Average daily volumes in the global foreign exchange market dropped by almost 14 percent in July, data from FX settlement system CLS showed, as traders took their summer breaks and as volatility approached historic lows.
Volumes were the same as last July when volatility was twice its current levels. As interest rates stay low globally, crimping arbitrage between even the most liquid currencies traders have little incentive to take positions.
Daily currency trading volumes on one platform provider -Thomson Reuters – fell 11 percent month-on-month, the company said on Friday.
The value of all transactions through the CLS system, which is used almost universally by the banking industry to process or settle trades, dropped to $4.71 trillion in July.
CLS noted that volumes from April to June rose 14 percent.
A survey by the Bank of England in July showed daily currency trading in London, the world’s largest foreign exchange center, rose 7 percent in the six months to April.

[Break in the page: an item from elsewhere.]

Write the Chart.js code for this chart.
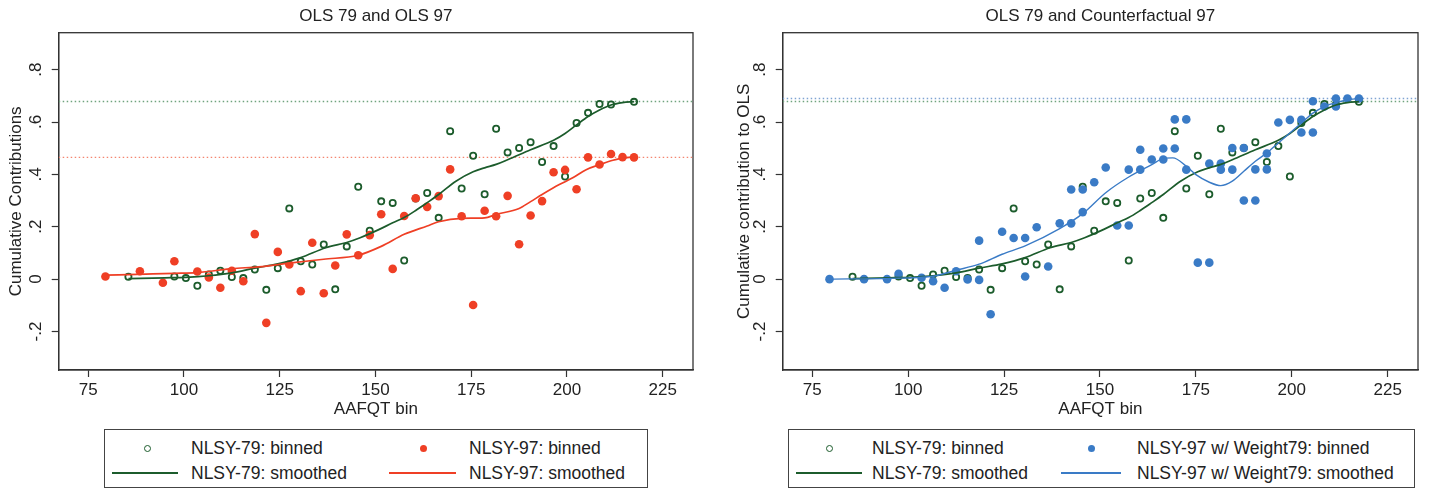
<!DOCTYPE html>
<html>
<head>
<meta charset="utf-8">
<script src="https://cdn.jsdelivr.net/npm/chart.js@4.4.1/dist/chart.umd.min.js"></script>
<style>
  html, body { margin: 0; padding: 0; background: #fff; }
  body { width: 1429px; height: 492px; position: relative; overflow: hidden;
         font-family: "Liberation Sans", Arial, sans-serif; color: #222; }
  canvas { position: absolute; top: 0; }
  #c1 { left: 0; }
  #c2 { left: 715px; }
  .legend { position: absolute; border: 1px solid #444; box-sizing: border-box; }
  .txt { position: absolute; font-size: 17.5px; line-height: 20px; white-space: nowrap; color: #222; }
  .sw { position: absolute; box-sizing: border-box; }
</style>
</head>
<body>
<canvas id="c1" width="715" height="420"></canvas>
<canvas id="c2" width="714" height="420"></canvas>

<div class="legend" style="left:104px;top:429px;width:544px;height:59px;">
  <div class="sw" style="left:39px;top:15px;width:7px;height:7px;border:1.6px solid #1c5c2c;border-radius:50%;"></div>
  <div class="txt" style="left:86px;top:8px;">NLSY-79: binned</div>
  <div class="sw" style="left:315px;top:15px;width:7px;height:7px;background:#ef3f25;border-radius:50%;"></div>
  <div class="txt" style="left:364px;top:8px;">NLSY-97: binned</div>
  <div class="sw" style="left:7px;top:42px;width:66px;height:2px;background:#1c5c2c;"></div>
  <div class="txt" style="left:86px;top:33px;">NLSY-79: smoothed</div>
  <div class="sw" style="left:284px;top:42px;width:67px;height:2px;background:#ef3f25;"></div>
  <div class="txt" style="left:364px;top:33px;">NLSY-97: smoothed</div>
</div>

<div class="legend" style="left:788px;top:429px;width:627px;height:59px;">
  <div class="sw" style="left:37px;top:15px;width:7px;height:7px;border:1.6px solid #1c5c2c;border-radius:50%;"></div>
  <div class="txt" style="left:83px;top:8px;">NLSY-79: binned</div>
  <div class="sw" style="left:299px;top:15px;width:7px;height:7px;background:#3a7bc6;border-radius:50%;"></div>
  <div class="txt" style="left:348px;top:8px;">NLSY-97 w/ Weight79: binned</div>
  <div class="sw" style="left:7px;top:42px;width:66px;height:2px;background:#1c5c2c;"></div>
  <div class="txt" style="left:83px;top:33px;">NLSY-79: smoothed</div>
  <div class="sw" style="left:272px;top:42px;width:60px;height:1.6px;background:#3a7bc6;"></div>
  <div class="txt" style="left:348px;top:33px;">NLSY-97 w/ Weight79: smoothed</div>
</div>

<script>
// ---- axis ticks ----
const xTicks = [75, 100, 125, 150, 175, 200, 225];
const yTicks = [-0.2, 0, 0.2, 0.4, 0.6, 0.8];
const yTickLabels = ["-.2", "0", ".2", ".4", ".6", ".8"];
const xRange = [67.3, 232.9];
const yRange = [-0.347, 0.941];

// ---- NLSY-79 binned cumulative contributions ----
const bins79 = [85.5, 97.5, 100.5, 103.5, 106.5, 109.5, 112.5, 115.5, 118.5, 121.5, 124.5, 127.5,
  130.5, 133.5, 136.5, 139.5, 142.5, 145.5, 148.5, 151.5, 154.5, 157.5, 160.5, 163.5, 166.5, 169.5,
  172.5, 175.5, 178.5, 181.5, 184.5, 187.5, 190.5, 193.5, 196.5, 199.5, 202.5, 205.5, 208.5, 211.5, 217.5];
const binned79 = [0.009, 0.010, 0.004, -0.025, 0.018, 0.032, 0.008, 0.004, 0.037, -0.041, 0.042, 0.270,
  0.068, 0.056, 0.132, -0.039, 0.125, 0.353, 0.185, 0.297, 0.291, 0.071, 0.308, 0.329, 0.234, 0.565,
  0.346, 0.471, 0.324, 0.574, 0.484, 0.501, 0.523, 0.447, 0.508, 0.392, 0.596, 0.635, 0.669, 0.667, 0.677];

// ---- NLSY-97 binned ----
const bins97 = [79.5, 88.5, 94.5, 97.5, 103.5, 106.5, 109.5, 112.5, 115.5, 118.5, 121.5, 124.5, 127.5,
  130.5, 133.5, 136.5, 139.5, 142.5, 145.5, 148.5, 151.5, 154.5, 157.5, 160.5, 163.5, 166.5, 169.5,
  172.5, 175.5, 178.5, 181.5, 184.5, 187.5, 190.5, 193.5, 196.5, 199.5, 202.5, 205.5, 208.5, 211.5, 214.5, 217.5];
const binned97 = [0.010, 0.030, -0.014, 0.068, 0.029, 0.006, -0.033, 0.032, -0.008, 0.172, -0.167, 0.104, 0.056,
  -0.046, 0.139, -0.054, 0.052, 0.171, 0.091, 0.168, 0.248, 0.039, 0.241, 0.309, 0.276, 0.317, 0.419,
  0.240, -0.099, 0.261, 0.240, 0.318, 0.133, 0.243, 0.298, 0.408, 0.417, 0.343, 0.465, 0.438, 0.478, 0.466, 0.465];

// ---- NLSY-97 reweighted with 79 weights, binned ----
const binsW = [79.5, 88.5, 94.5, 97.5, 103.5, 106.5, 109.5, 112.5, 115.5, 118.5, 118.5, 121.5, 124.5, 127.5,
  130.5, 130.5, 133.5, 136.5, 139.5, 142.5, 142.5, 145.5, 145.5, 148.5, 151.5, 154.5, 157.5, 157.5, 160.5,
  160.5, 163.5, 166.5, 166.5, 169.5, 169.5, 172.5, 172.5, 175.5, 178.5, 178.5, 181.5, 181.5, 184.5, 184.5,
  187.5, 187.5, 190.5, 190.5, 193.5, 193.5, 196.5, 199.5, 202.5, 202.5, 205.5, 205.5, 208.5, 211.5, 211.5, 214.5, 217.5];
const binnedW = [0.000, 0.000, 0.000, 0.020, 0.005, -0.008, -0.033, 0.030, -0.001, -0.003, 0.147, -0.134, 0.181, 0.157,
  0.157, 0.010, 0.198, 0.048, 0.213, 0.213, 0.342, 0.256, 0.342, 0.370, 0.426, 0.205, 0.205, 0.418, 0.494,
  0.418, 0.457, 0.499, 0.457, 0.610, 0.499, 0.610, 0.418, 0.063, 0.441, 0.063, 0.441, 0.418, 0.501, 0.418,
  0.501, 0.300, 0.419, 0.300, 0.480, 0.419, 0.598, 0.608, 0.608, 0.560, 0.560, 0.679, 0.659, 0.690, 0.659, 0.690, 0.690];

// ---- smoothed curves ----
const smooth79X = [85.5, 95, 100.5, 106.5, 112.5, 118.5, 124.5, 130.5, 137, 142.5, 146, 151, 154.5, 157.5, 160.5,
  163.5, 166.5, 171, 175.5, 178.5, 181.5, 184.5, 190.5, 196.5, 199.5, 202.5, 205.5, 208.5, 211.5, 214.5, 217.5];
const smooth79Y = [0.002, 0.005, 0.007, 0.013, 0.024, 0.042, 0.058, 0.082, 0.120, 0.140, 0.158, 0.190, 0.215, 0.235, 0.262,
  0.292, 0.323, 0.374, 0.410, 0.425, 0.438, 0.456, 0.494, 0.530, 0.556, 0.589, 0.621, 0.646, 0.665, 0.674, 0.678];

const smooth97X = [79.5, 90, 97.5, 103.5, 112.5, 119.5, 127.5, 136.5, 145.5, 151.5, 157.5, 163.5, 166.5, 172.5,
  178.5, 181.5, 187.5, 190.5, 193.5, 198, 201.5, 205, 208.5, 212, 217.5];
const smooth97Y = [0.015, 0.019, 0.022, 0.025, 0.040, 0.047, 0.061, 0.076, 0.091, 0.125, 0.171, 0.203, 0.219, 0.232,
  0.234, 0.247, 0.270, 0.296, 0.323, 0.361, 0.387, 0.418, 0.437, 0.454, 0.468];

const smoothWX = [79.5, 95, 106, 112.5, 118.5, 124.5, 130.5, 139.5, 145.5, 151.5, 157.5, 163.5, 166.8, 169, 172.5,
  175, 178.5, 181.5, 184.5, 187.5, 190.5, 193.5, 196.5, 199.5, 202.5, 205.5, 208.5, 211.5, 214.5, 217.5];
const smoothWY = [0.000, 0.003, 0.010, 0.034, 0.057, 0.095, 0.127, 0.193, 0.250, 0.330, 0.390, 0.437, 0.462, 0.463, 0.431,
  0.399, 0.370, 0.357, 0.374, 0.412, 0.450, 0.482, 0.520, 0.558, 0.596, 0.634, 0.659, 0.674, 0.684, 0.690];

// ---- OLS reference levels ----
const ols79 = 0.678;
const ols97 = 0.465;
const olsW = 0.690;

// ---- styling ----
const GREEN = '#1c5c2c', RED = '#ef3f25', BLUE = '#3a7bc6', INK = '#222', AXIS = '#333';
const FONT = { family: '"Liberation Sans", Arial, sans-serif', size: 17, weight: 'normal' };

const pts = (xs, ys) => xs.map((x, i) => ({ x, y: ys[i] }));

function hollowPoints(xs, ys, color) {
  return { type: 'scatter', data: pts(xs, ys), showLine: false, pointStyle: 'circle',
    pointRadius: 3.1, pointBorderWidth: 1.8, pointBorderColor: color,
    pointBackgroundColor: 'rgba(0,0,0,0)', pointHoverRadius: 3.1 };
}
function solidPoints(xs, ys, color) {
  return { type: 'scatter', data: pts(xs, ys), showLine: false, pointStyle: 'circle',
    pointRadius: 4.3, pointBorderWidth: 0, pointBackgroundColor: color, pointHoverRadius: 4.3 };
}
function curve(xs, ys, color, w) {
  return { type: 'line', data: pts(xs, ys), borderColor: color, borderWidth: w,
    pointRadius: 0, fill: false, cubicInterpolationMode: 'monotone' };
}
function refLine(v, color) {
  return { type: 'line', data: [{ x: xRange[0], y: v }, { x: xRange[1], y: v }],
    borderColor: color, borderWidth: 1.4, borderDash: [1.5, 2.5], pointRadius: 0, fill: false };
}

// outline around the plot region
const frame = {
  id: 'frame',
  beforeDatasetsDraw(chart) {
    const { ctx, chartArea: a } = chart;
    ctx.save();
    ctx.strokeStyle = AXIS;
    ctx.lineWidth = 1.3;
    ctx.strokeRect(a.left, a.top, a.right - a.left, a.bottom - a.top);
    ctx.restore();
  }
};

function build(canvas, opt) {
  return new Chart(canvas, {
    type: 'scatter',
    data: { datasets: opt.datasets },
    plugins: [frame],
    options: {
      responsive: false,
      animation: false,
      devicePixelRatio: 1,
      layout: { padding: { left: 0, right: opt.padRight, top: 0, bottom: 0 } },
      plugins: {
        legend: { display: false },
        tooltip: { enabled: false },
        title: { display: true, text: opt.title, color: INK, font: FONT,
                 fullSize: false, padding: { top: 6, bottom: 6.3 } }
      },
      scales: {
        x: {
          type: 'linear', min: xRange[0], max: xRange[1],
          afterBuildTicks: s => { s.ticks = xTicks.map(v => ({ value: v })); },
          afterFit: s => { s.height = 50; },
          ticks: { color: INK, font: FONT, padding: 3, maxRotation: 0, autoSkip: false },
          grid: { display: true, drawOnChartArea: false, drawTicks: true, tickLength: 7,
                  tickWidth: 1.2, tickColor: AXIS },
          border: { display: true, color: AXIS, width: 1.3 },
          title: { display: true, text: 'AAFQT bin', color: INK, font: FONT, padding: { top: 0, bottom: 0 } }
        },
        y: {
          type: 'linear', min: yRange[0], max: yRange[1],
          afterBuildTicks: s => { s.ticks = yTicks.map(v => ({ value: v })); },
          afterFit: s => { s.width = opt.yWidth; },
          ticks: { color: INK, font: FONT, padding: opt.yTickPad, minRotation: 90, maxRotation: 90,
                   crossAlign: 'center', autoSkip: false,
                   callback: (v, i) => yTickLabels[i] },
          grid: { display: true, drawOnChartArea: false, drawTicks: true, tickLength: 7,
                  tickWidth: 1.2, tickColor: AXIS },
          border: { display: true, color: AXIS, width: 1.3 },
          title: { display: true, text: opt.yTitle, color: INK, font: FONT,
                   padding: { top: opt.yTitlePad, bottom: 0 } }
        }
      }
    }
  });
}

// first dataset in the list is drawn on top
build(document.getElementById('c1'), {
  title: 'OLS 79 and OLS 97',
  yTitle: 'Cumulative Contributions',
  yWidth: 58.7, yTickPad: 5, yTitlePad: 6.5, padRight: 22,
  datasets: [
    curve(smooth97X, smooth97Y, RED, 1.7),
    curve(smooth79X, smooth79Y, GREEN, 1.7),
    solidPoints(bins97, binned97, RED),
    hollowPoints(bins79, binned79, GREEN),
    refLine(ols79, '#6fa37e'),
    refLine(ols97, '#f4856f')
  ]
});

build(document.getElementById('c2'), {
  title: 'OLS 79 and Counterfactual 97',
  yTitle: 'Cumulative contribution to OLS',
  yWidth: 67.7, yTickPad: 5, yTitlePad: 19, padRight: 11,
  datasets: [
    curve(smoothWX, smoothWY, BLUE, 1.4),
    curve(smooth79X, smooth79Y, GREEN, 1.7),
    solidPoints(binsW, binnedW, BLUE),
    hollowPoints(bins79, binned79, GREEN),
    refLine(ols79, '#6fa37e'),
    refLine(olsW, '#7fa3d2')
  ]
});
</script>
</body>
</html>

But a combination of ultra-low interest rates across the developed world and an uncertain regulatory environment has hammered spot trade volumes over the past year. The BoE said spot volumes from October to April were down more than a fifth.

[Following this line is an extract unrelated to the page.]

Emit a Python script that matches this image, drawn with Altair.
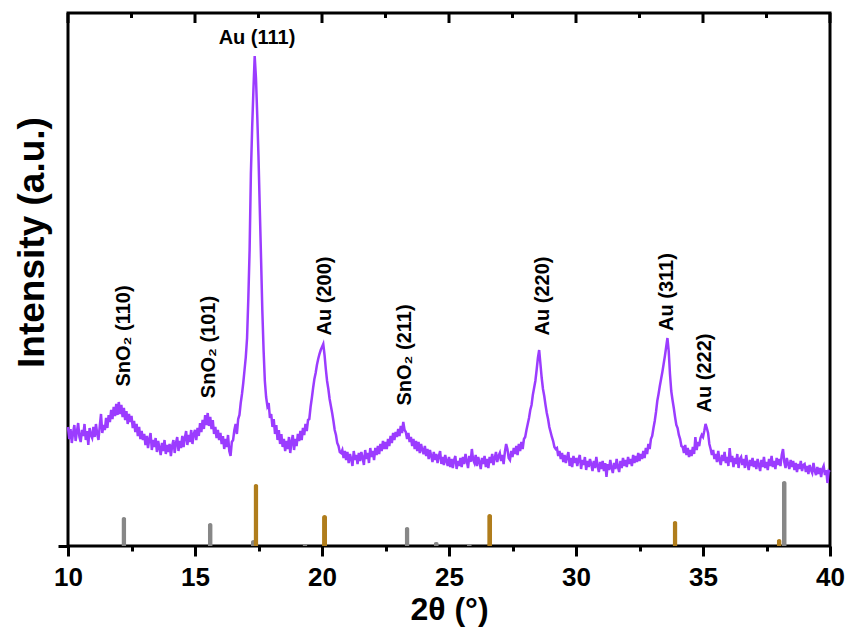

Spot trading on Thomson Reuters platforms – which includes Thomson Reuters Matching and FXall – fell to $99 billion, its lowest in at least 18 months. But overall, volumes were up 8 percent on the year at $344 billion.
Volumes at rival platform EBS fell by 8 percent from a month ago to $70.6 billion, leaving them 21 percent below where they were a year ago, and highlighting the troubles that the interdealer broker has been facing.